[Plotting code records]
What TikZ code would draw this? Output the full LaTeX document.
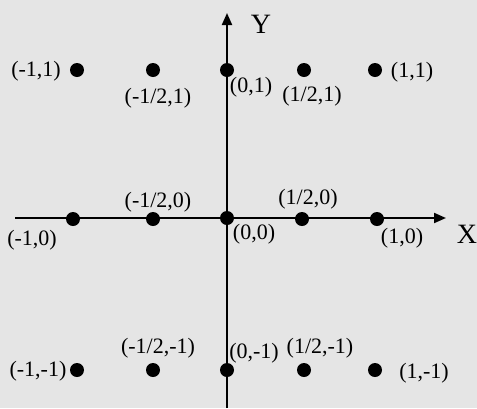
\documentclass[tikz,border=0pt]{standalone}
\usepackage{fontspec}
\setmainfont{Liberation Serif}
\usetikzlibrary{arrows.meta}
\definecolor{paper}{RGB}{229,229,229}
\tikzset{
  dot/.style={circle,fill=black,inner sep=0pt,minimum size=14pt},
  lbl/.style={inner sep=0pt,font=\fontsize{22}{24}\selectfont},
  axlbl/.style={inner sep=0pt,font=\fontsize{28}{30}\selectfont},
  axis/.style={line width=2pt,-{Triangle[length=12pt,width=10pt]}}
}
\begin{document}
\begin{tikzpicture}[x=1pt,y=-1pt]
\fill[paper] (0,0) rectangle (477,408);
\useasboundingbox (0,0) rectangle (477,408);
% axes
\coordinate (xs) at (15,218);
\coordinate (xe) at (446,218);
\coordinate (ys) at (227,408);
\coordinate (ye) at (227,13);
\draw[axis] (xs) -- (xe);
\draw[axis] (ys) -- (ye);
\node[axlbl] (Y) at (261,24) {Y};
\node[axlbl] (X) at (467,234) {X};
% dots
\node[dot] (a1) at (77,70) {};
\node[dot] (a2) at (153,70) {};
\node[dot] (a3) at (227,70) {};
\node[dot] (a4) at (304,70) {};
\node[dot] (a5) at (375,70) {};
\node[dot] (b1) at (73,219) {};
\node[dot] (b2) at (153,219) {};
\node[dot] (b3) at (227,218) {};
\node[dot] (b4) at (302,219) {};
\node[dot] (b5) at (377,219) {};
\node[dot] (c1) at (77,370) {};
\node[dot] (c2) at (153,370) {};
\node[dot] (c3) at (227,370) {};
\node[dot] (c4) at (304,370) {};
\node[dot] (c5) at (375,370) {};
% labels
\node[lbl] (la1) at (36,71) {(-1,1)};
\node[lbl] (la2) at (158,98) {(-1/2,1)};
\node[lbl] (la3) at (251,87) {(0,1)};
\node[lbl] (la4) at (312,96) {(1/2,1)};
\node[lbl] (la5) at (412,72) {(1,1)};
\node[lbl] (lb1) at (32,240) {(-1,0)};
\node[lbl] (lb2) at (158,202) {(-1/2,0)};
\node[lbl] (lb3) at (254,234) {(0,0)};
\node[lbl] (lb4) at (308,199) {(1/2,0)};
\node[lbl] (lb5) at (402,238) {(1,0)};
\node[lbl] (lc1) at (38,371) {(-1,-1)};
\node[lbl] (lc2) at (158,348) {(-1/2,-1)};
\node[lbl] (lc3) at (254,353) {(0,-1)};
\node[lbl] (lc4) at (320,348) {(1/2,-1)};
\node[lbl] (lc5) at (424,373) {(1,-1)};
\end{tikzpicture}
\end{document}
* * *
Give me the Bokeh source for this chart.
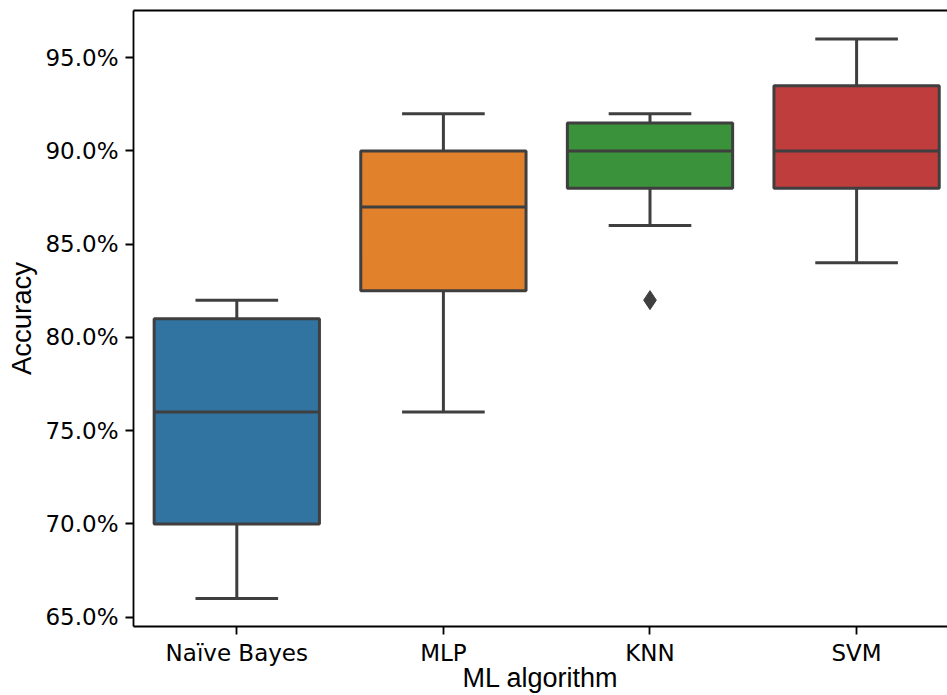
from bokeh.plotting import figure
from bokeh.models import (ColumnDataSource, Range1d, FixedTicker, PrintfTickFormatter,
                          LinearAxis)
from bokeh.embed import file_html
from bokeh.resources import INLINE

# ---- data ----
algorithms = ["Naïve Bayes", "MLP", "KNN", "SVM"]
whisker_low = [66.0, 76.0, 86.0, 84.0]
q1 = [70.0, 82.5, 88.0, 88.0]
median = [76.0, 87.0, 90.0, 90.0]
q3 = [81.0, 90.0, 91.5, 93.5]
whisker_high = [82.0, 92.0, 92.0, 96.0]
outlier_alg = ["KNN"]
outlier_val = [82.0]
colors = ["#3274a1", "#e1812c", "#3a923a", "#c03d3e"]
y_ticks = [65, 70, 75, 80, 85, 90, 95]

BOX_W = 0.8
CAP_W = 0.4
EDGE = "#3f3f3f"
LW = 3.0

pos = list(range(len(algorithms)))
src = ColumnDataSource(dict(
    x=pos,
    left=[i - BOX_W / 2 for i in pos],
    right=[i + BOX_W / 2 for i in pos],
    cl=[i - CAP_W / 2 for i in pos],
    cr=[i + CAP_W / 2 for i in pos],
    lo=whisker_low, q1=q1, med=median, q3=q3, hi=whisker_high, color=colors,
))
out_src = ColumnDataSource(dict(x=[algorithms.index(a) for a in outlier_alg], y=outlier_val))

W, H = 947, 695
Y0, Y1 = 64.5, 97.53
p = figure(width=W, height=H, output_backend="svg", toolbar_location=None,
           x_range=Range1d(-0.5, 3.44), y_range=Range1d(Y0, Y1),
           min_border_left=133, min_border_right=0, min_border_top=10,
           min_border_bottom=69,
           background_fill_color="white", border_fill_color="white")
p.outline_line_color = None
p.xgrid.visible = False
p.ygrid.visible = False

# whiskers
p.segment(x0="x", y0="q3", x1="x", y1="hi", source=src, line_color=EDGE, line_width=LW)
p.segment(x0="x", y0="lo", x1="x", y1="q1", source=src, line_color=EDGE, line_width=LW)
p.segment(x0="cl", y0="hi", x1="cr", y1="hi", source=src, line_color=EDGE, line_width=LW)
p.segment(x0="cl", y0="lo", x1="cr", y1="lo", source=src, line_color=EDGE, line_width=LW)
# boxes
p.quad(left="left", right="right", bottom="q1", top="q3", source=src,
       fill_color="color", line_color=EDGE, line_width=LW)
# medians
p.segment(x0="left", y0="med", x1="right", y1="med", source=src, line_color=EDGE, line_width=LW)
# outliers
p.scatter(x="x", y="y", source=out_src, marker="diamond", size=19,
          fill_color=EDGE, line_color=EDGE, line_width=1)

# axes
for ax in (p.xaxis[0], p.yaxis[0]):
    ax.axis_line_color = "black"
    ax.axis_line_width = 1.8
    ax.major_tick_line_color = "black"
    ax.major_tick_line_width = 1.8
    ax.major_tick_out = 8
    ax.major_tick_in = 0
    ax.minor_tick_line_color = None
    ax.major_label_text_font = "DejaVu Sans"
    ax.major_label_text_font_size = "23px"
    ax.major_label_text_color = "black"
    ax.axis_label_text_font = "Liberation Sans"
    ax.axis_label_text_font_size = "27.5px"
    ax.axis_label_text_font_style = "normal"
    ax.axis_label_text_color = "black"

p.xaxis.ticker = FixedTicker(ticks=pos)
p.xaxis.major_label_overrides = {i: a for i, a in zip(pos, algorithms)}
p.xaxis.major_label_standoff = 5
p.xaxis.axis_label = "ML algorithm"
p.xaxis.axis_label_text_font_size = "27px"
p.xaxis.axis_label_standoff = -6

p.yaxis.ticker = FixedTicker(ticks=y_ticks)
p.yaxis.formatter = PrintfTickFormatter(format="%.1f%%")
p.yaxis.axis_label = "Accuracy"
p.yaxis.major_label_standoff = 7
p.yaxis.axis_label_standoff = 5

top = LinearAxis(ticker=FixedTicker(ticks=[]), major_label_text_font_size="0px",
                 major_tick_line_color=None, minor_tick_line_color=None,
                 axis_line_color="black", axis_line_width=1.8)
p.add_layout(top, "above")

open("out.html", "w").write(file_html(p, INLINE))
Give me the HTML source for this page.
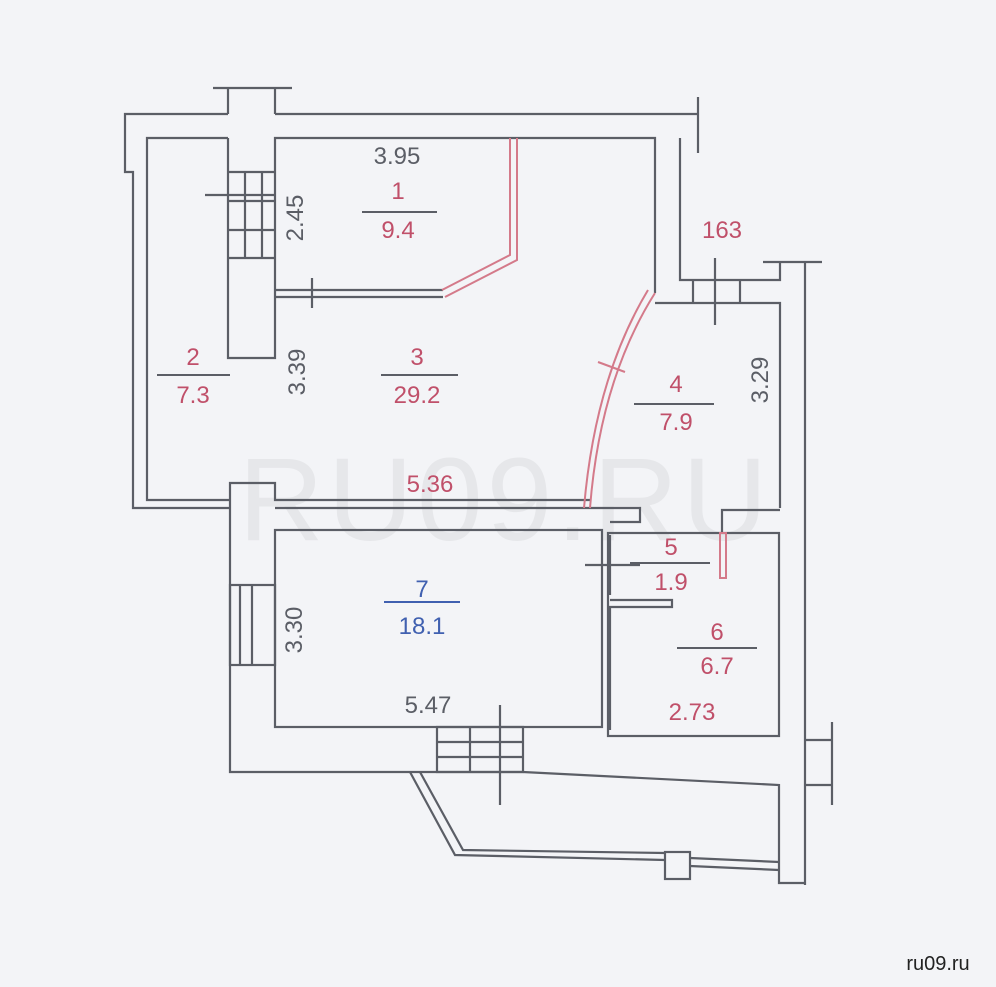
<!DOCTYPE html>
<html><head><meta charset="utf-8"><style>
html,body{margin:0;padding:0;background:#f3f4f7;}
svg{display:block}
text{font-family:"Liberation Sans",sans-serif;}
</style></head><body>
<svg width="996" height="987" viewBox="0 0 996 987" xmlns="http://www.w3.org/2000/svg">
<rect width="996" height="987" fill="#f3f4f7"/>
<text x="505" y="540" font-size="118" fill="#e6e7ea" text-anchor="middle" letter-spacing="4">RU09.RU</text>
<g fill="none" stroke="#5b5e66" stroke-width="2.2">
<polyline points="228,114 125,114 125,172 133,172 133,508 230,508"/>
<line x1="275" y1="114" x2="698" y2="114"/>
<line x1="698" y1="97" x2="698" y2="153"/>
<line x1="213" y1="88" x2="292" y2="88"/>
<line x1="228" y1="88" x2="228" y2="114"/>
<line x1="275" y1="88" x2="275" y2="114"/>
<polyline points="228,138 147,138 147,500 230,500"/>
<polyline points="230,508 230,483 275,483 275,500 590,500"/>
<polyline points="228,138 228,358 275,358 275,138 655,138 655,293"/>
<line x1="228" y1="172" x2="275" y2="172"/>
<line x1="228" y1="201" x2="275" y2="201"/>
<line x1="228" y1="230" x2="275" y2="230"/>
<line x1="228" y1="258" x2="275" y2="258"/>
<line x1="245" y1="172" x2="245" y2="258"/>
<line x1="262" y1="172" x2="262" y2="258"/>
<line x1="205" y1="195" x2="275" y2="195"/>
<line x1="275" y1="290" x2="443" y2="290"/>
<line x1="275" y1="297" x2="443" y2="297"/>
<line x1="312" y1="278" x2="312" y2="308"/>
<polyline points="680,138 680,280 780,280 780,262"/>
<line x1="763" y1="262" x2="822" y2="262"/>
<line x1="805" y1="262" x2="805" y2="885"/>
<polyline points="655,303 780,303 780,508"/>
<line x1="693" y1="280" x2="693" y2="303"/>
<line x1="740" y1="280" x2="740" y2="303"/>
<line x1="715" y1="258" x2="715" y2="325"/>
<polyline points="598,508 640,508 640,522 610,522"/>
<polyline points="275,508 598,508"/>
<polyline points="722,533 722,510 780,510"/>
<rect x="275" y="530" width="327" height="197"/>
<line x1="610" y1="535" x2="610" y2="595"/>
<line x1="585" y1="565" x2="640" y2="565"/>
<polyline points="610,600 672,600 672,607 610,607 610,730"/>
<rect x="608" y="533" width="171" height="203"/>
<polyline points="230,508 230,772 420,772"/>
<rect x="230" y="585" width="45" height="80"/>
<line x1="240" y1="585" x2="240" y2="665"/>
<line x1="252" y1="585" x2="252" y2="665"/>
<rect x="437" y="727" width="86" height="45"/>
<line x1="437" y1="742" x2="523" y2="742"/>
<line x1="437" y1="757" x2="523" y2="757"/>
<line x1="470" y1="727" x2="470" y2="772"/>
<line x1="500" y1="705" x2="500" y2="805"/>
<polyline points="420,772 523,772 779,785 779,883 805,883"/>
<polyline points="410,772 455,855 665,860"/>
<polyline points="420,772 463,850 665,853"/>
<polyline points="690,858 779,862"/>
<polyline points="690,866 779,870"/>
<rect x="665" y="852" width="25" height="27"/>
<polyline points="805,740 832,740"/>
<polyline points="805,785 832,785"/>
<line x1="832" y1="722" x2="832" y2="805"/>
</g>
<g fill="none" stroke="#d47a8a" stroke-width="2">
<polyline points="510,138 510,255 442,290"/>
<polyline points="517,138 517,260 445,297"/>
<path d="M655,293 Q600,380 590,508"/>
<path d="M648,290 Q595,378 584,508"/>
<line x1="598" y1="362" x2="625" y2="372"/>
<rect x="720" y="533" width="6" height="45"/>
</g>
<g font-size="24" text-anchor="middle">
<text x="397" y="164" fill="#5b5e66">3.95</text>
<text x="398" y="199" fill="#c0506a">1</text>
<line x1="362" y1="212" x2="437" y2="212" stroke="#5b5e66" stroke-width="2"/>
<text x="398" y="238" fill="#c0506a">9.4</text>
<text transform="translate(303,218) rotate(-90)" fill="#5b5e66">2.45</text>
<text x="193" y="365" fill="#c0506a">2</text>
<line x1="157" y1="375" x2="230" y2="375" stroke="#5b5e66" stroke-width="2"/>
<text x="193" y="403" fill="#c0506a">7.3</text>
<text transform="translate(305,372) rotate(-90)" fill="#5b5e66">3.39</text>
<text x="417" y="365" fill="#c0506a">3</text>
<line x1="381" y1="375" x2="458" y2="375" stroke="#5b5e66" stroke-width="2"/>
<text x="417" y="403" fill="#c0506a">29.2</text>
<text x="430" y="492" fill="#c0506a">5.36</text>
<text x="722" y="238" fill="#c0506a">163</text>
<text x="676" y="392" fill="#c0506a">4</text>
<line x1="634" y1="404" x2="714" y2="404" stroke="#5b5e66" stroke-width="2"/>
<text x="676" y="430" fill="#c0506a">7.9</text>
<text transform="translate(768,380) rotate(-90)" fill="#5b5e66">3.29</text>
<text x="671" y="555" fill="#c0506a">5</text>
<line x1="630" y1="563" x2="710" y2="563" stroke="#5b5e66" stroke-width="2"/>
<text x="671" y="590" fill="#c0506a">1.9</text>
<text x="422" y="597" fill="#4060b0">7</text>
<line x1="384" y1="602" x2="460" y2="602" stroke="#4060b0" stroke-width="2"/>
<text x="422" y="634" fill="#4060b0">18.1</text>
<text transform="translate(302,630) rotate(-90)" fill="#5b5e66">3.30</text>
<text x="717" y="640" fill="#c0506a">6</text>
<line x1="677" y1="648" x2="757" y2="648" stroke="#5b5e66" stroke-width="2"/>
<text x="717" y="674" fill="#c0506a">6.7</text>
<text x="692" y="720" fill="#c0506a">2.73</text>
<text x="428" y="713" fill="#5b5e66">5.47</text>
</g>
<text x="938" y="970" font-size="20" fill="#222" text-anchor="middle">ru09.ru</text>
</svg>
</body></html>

## Exercise requirements
Word for word, retype the lines in the entries above that run from the one with "Give me the Bokeh source for this chart." through the one with "fill_color=EDGE, line_color=EDGE, line_width=1)". Both ends count; pictures do not.

## Answer below
Give me the Bokeh source for this chart.
from bokeh.plotting import figure
from bokeh.models import (ColumnDataSource, Range1d, FixedTicker, PrintfTickFormatter,
                          LinearAxis)
from bokeh.embed import file_html
from bokeh.resources import INLINE

# ---- data ----
algorithms = ["Naïve Bayes", "MLP", "KNN", "SVM"]
whisker_low = [66.0, 76.0, 86.0, 84.0]
q1 = [70.0, 82.5, 88.0, 88.0]
median = [76.0, 87.0, 90.0, 90.0]
q3 = [81.0, 90.0, 91.5, 93.5]
whisker_high = [82.0, 92.0, 92.0, 96.0]
outlier_alg = ["KNN"]
outlier_val = [82.0]
colors = ["#3274a1", "#e1812c", "#3a923a", "#c03d3e"]
y_ticks = [65, 70, 75, 80, 85, 90, 95]

BOX_W = 0.8
CAP_W = 0.4
EDGE = "#3f3f3f"
LW = 3.0

pos = list(range(len(algorithms)))
src = ColumnDataSource(dict(
    x=pos,
    left=[i - BOX_W / 2 for i in pos],
    right=[i + BOX_W / 2 for i in pos],
    cl=[i - CAP_W / 2 for i in pos],
    cr=[i + CAP_W / 2 for i in pos],
    lo=whisker_low, q1=q1, med=median, q3=q3, hi=whisker_high, color=colors,
))
out_src = ColumnDataSource(dict(x=[algorithms.index(a) for a in outlier_alg], y=outlier_val))

W, H = 947, 695
Y0, Y1 = 64.5, 97.53
p = figure(width=W, height=H, output_backend="svg", toolbar_location=None,
           x_range=Range1d(-0.5, 3.44), y_range=Range1d(Y0, Y1),
           min_border_left=133, min_border_right=0, min_border_top=10,
           min_border_bottom=69,
           background_fill_color="white", border_fill_color="white")
p.outline_line_color = None
p.xgrid.visible = False
p.ygrid.visible = False

# whiskers
p.segment(x0="x", y0="q3", x1="x", y1="hi", source=src, line_color=EDGE, line_width=LW)
p.segment(x0="x", y0="lo", x1="x", y1="q1", source=src, line_color=EDGE, line_width=LW)
p.segment(x0="cl", y0="hi", x1="cr", y1="hi", source=src, line_color=EDGE, line_width=LW)
p.segment(x0="cl", y0="lo", x1="cr", y1="lo", source=src, line_color=EDGE, line_width=LW)
# boxes
p.quad(left="left", right="right", bottom="q1", top="q3", source=src,
       fill_color="color", line_color=EDGE, line_width=LW)
# medians
p.segment(x0="left", y0="med", x1="right", y1="med", source=src, line_color=EDGE, line_width=LW)
# outliers
p.scatter(x="x", y="y", source=out_src, marker="diamond", size=19,
          fill_color=EDGE, line_color=EDGE, line_width=1)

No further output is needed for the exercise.